Even though it was an odd and bumpy road, I kind of like that I've had the experience that I did because I feel like that's what developed my comfort with sexuality and intimacy. I have spent a good amount of my adult life in long term relationships, which could be partially my family's influence, partially being introverted and on the spectrum since I like the comfort and predictability of close connections with few people vs being completely alone or having to rely on lesser connections with people I barely know to meet my social needs. I've noticed that a lot of people who are my age with similar sexualities either aren't interested in long term romantic relationships or like the idea of them, but don't seem to make an effort to or know how to pursue them. This makes sense because it's difficult to navigate relationships when you have sexual needs that seem more complicated, combined with the scarcity of sexual compatibility in a given area and a lack of exposure and experience at a young age. Not to mention, it's easy to be guarded when you're a kinkster because we of all people understand rejection and alienation, which makes it hard to let people in and share your life with them.
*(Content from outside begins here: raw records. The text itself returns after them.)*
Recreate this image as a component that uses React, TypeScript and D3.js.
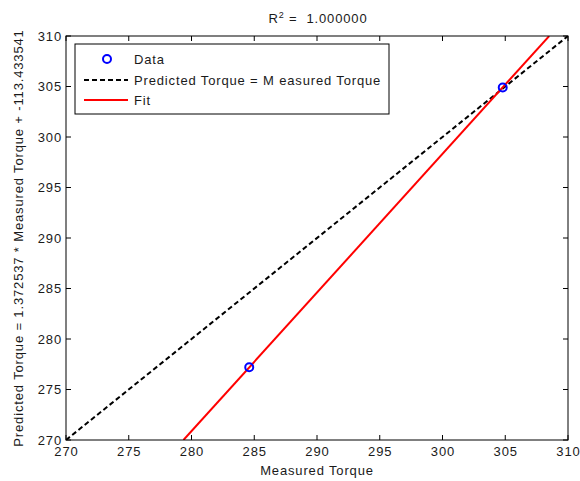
import React from "react";
import * as d3 from "d3";

const xTicks = [270, 275, 280, 285, 290, 295, 300, 305, 310];
const yTicks = [270, 275, 280, 285, 290, 295, 300, 305, 310];
const dataX = [284.6, 304.8];
const dataY = [277.2, 304.9];
const slope = 1.372537;
const intercept = -113.433541;
const identityX = [270, 310];
const fitX = [279.36, 308.5];
const legendLabels = ["Data", "Predicted Torque = M easured Torque", "Fit"];
const titleText = "1.000000";
const xLabel = "Measured Torque";
const yLabel = "Predicted Torque = 1.372537 * Measured Torque + -113.433541";

export default function App() {
  const W = 580, H = 481;
  const left = 66, right = 568, top = 36, bottom = 440;
  const x = d3.scaleLinear().domain([270, 310]).range([left, right]);
  const y = d3.scaleLinear().domain([270, 310]).range([bottom, top]);
  const line = d3.line<number[]>().x(d => x(d[0])).y(d => y(d[1]));
  const idPts = identityX.map(v => [v, v]);
  const fitPts = fitX.map(v => [v, slope * v + intercept]);
  const font = "'Liberation Sans', Arial, sans-serif";
  const tc = "#1a1a1a";
  const tl = 5;
  const ls = 0.85;
  return (
    <div style={{ position: "absolute", left: 0, top: 0 }}>
      <svg width={W} height={H} style={{ display: "block", background: "#fff" }} fontFamily={font} letterSpacing={ls}>
        <rect x={0} y={0} width={W} height={H} fill="#fff" />
        <defs>
          <clipPath id="plotclip">
            <rect x={left} y={top} width={right - left} height={bottom - top} />
          </clipPath>
        </defs>
        {xTicks.map(t => (
          <g key={"x" + t}>
            <line x1={x(t)} x2={x(t)} y1={bottom} y2={bottom - tl} stroke="#000" />
            <line x1={x(t)} x2={x(t)} y1={top} y2={top + tl} stroke="#000" />
            <text x={x(t) + ls / 2} y={bottom + 16} fontSize={13} textAnchor="middle" fill={tc}>{t}</text>
          </g>
        ))}
        {yTicks.map(t => (
          <g key={"y" + t}>
            <line x1={left} x2={left + tl} y1={y(t)} y2={y(t)} stroke="#000" />
            <line x1={right} x2={right - tl} y1={y(t)} y2={y(t)} stroke="#000" />
            <text x={left - 4} y={y(t) + 4.5} fontSize={13} textAnchor="end" fill={tc}>{t}</text>
          </g>
        ))}
        <g clipPath="url(#plotclip)">
          <path d={line(idPts) || ""} fill="none" stroke="#000" strokeWidth={2} strokeDasharray="5,3" />
          <path d={line(fitPts) || ""} fill="none" stroke="#ff0000" strokeWidth={2} />
        </g>
        {dataX.map((v, i) => (
          <circle key={i} cx={x(v)} cy={y(dataY[i])} r={4} fill="none" stroke="#0000ff" strokeWidth={2} />
        ))}
        <rect x={left} y={top} width={right - left} height={bottom - top} fill="none" stroke="#000" strokeWidth={1} />
        <rect x={75} y={44} width={314} height={70} fill="#fff" stroke="#000" strokeWidth={1} />
        <circle cx={107} cy={59} r={4} fill="none" stroke="#0000ff" strokeWidth={2} />
        <line x1={84} x2={128} y1={80} y2={80} stroke="#000" strokeWidth={2} strokeDasharray="5,3" />
        <line x1={84} x2={128} y1={100} y2={100} stroke="#ff0000" strokeWidth={2} />
        {legendLabels.map((l, i) => (
          <text key={l} x={134} y={64 + i * 20.5} fontSize={13} fill={tc} style={{ whiteSpace: "pre" }}>{l}</text>
        ))}
        <text x={318} y={23} fontSize={13} textAnchor="middle" fill={tc} style={{ whiteSpace: "pre" }}>
          R<tspan dy={-5} fontSize={9}>2</tspan><tspan dy={5}>{" =  " + titleText}</tspan>
        </text>
        <text x={(left + right) / 2} y={475} fontSize={13} textAnchor="middle" fill={tc}>{xLabel}</text>
        <text transform={`translate(23,${(top + bottom) / 2}) rotate(-90)`} fontSize={13} textAnchor="middle" fill={tc}>{yLabel}</text>
      </svg>
    </div>
  );
}
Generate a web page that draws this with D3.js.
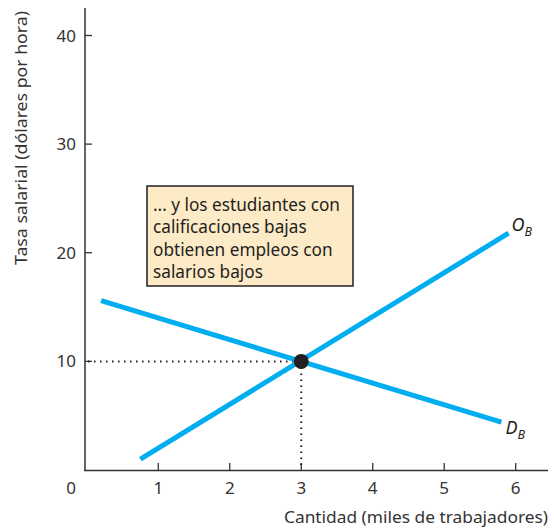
<!DOCTYPE html>
<html><head><meta charset="utf-8">
<script src="https://cdn.jsdelivr.net/npm/d3@7"></script>
<style>body{margin:0;background:#fff}svg{display:block}</style>
</head><body>
<script>
const xTicks = [1, 2, 3, 4, 5, 6];
const yTicks = [10, 20, 30, 40];
const supplyPts = [[0.75, 1.0], [5.9, 21.8]];
const demandPts = [[0.2, 15.6], [5.8, 4.4]];
const equilibrium = [3, 10];
const noteLines = ["... y los estudiantes con", "calificaciones bajas", "obtienen empleos con", "salarios bajos"];
const xTitle = "Cantidad (miles de trabajadores)";
const yTitle = "Tasa salarial (dólares por hora)";

const W = 554, H = 528;
const font = "'Noto Sans', sans-serif";
const svg = d3.select("body").append("svg").attr("width", W).attr("height", H);
const x = d3.scaleLinear().domain([0, 6]).range([86.8, 515.7]);
const y = d3.scaleLinear().domain([0, 40]).range([470, 35.5]);
const ax = "#333";

// axes lines
svg.append("line").attr("x1", 85).attr("x2", 85).attr("y1", 8).attr("y2", 471).attr("stroke", ax).attr("stroke-width", 1.5);
svg.append("line").attr("x1", 84).attr("x2", 548).attr("y1", 470.5).attr("y2", 470.5).attr("stroke", ax).attr("stroke-width", 1.5);

// ticks
svg.selectAll(".xt").data(xTicks).join("line").attr("x1", d => x(d)).attr("x2", d => x(d))
  .attr("y1", 470).attr("y2", 463).attr("stroke", ax).attr("stroke-width", 1.3);
svg.selectAll(".yt").data(yTicks).join("line").attr("y1", d => y(d)).attr("y2", d => y(d))
  .attr("x1", 85).attr("x2", 92).attr("stroke", ax).attr("stroke-width", 1.3);

svg.selectAll(".xl").data(xTicks).join("text").attr("x", d => x(d)).attr("y", 494)
  .attr("text-anchor", "middle").attr("font-family", font).attr("font-size", 17).attr("fill", "#333").text(d => d);
svg.selectAll(".yl").data(yTicks).join("text").attr("x", 76).attr("y", d => y(d) + 6)
  .attr("text-anchor", "end").attr("font-family", font).attr("font-size", 17).attr("fill", "#333").text(d => d);
svg.append("text").attr("x", 76).attr("y", 494).attr("text-anchor", "end").attr("font-family", font)
  .attr("font-size", 17).attr("fill", "#333").text("0");

// titles
svg.append("text").attr("x", 548).attr("y", 523).attr("text-anchor", "end").attr("font-family", font)
  .attr("font-size", 16.5).attr("fill", "#333").attr("textLength", 264).attr("lengthAdjust", "spacingAndGlyphs").text(xTitle);
svg.append("text").attr("transform", "translate(27,138) rotate(-90)").attr("text-anchor", "middle")
  .attr("font-family", font).attr("font-size", 16.5).attr("fill", "#333").attr("textLength", 254)
  .attr("lengthAdjust", "spacingAndGlyphs").text(yTitle);

// dotted guides
const dot = {stroke: "#231f20", "stroke-width": 2, "stroke-dasharray": "1.5 4.5"};
const g1 = svg.append("line").attr("x1", 88).attr("x2", x(equilibrium[0])).attr("y1", y(equilibrium[1])).attr("y2", y(equilibrium[1]));
const g2 = svg.append("line").attr("x1", x(equilibrium[0])).attr("x2", x(equilibrium[0])).attr("y1", y(equilibrium[1])).attr("y2", 468);
[g1, g2].forEach(g => Object.entries(dot).forEach(([k, v]) => g.attr(k, v)));

// curves
const line = d3.line().x(d => x(d[0])).y(d => y(d[1]));
svg.append("path").attr("d", line(demandPts)).attr("stroke", "#00aeef").attr("stroke-width", 5).attr("fill", "none");
svg.append("path").attr("d", line(supplyPts)).attr("stroke", "#00aeef").attr("stroke-width", 5).attr("fill", "none");

svg.append("circle").attr("cx", x(equilibrium[0])).attr("cy", y(equilibrium[1])).attr("r", 7.5).attr("fill", "#231f20");

// curve labels
function lab(px, py, main, sub) {
  const t = svg.append("text").attr("x", px).attr("y", py).attr("font-family", font).attr("font-style", "italic")
    .attr("font-size", 18).attr("fill", "#231f20");
  t.append("tspan").text(main);
  t.append("tspan").attr("font-size", 12.5).attr("dy", 5).text(sub);
}
lab(x(supplyPts[1][0]) + 3, y(supplyPts[1][1]) - 2, "O", "B");
lab(x(demandPts[1][0]) + 4, y(demandPts[1][1]) + 12, "D", "B");

// note box
svg.append("rect").attr("x", 147).attr("y", 186).attr("width", 206).attr("height", 100)
  .attr("fill", "#fdeac6").attr("stroke", "#231f20").attr("stroke-width", 1.5);
svg.selectAll(".nt").data(noteLines).join("text").attr("x", 153).attr("y", (d, i) => 211 + i * 22.3)
  .attr("font-family", font).attr("font-size", 17.2).attr("fill", "#231f20").text(d => d);
</script>
</body></html>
I can only imagine what my first experiences would've been and where I'd be with romantic relationships if I grew up in a more traditional, nuclear family; if my parents were stricter about what I watched; if I didn't have older siblings dating, having children, or exposing me to porn; or if I didn't have a sexually advanced gay friend in high school. I would have still been queer, asexual, and kinky, but my exposure to sex probably would've been limited and fragmented because I would've been left to my own devices for a lot more of these things. Many people I know didn't have these kinds of experiences and influences and there's nothing wrong with that, but that's what makes us unique and at somewhat different levels of development and coming of age. From an early age, I sort of learned what sex was, what happens from straight sex, what I didn't like, and even discovered things that I find sexually arousing that aren't made to be arousing.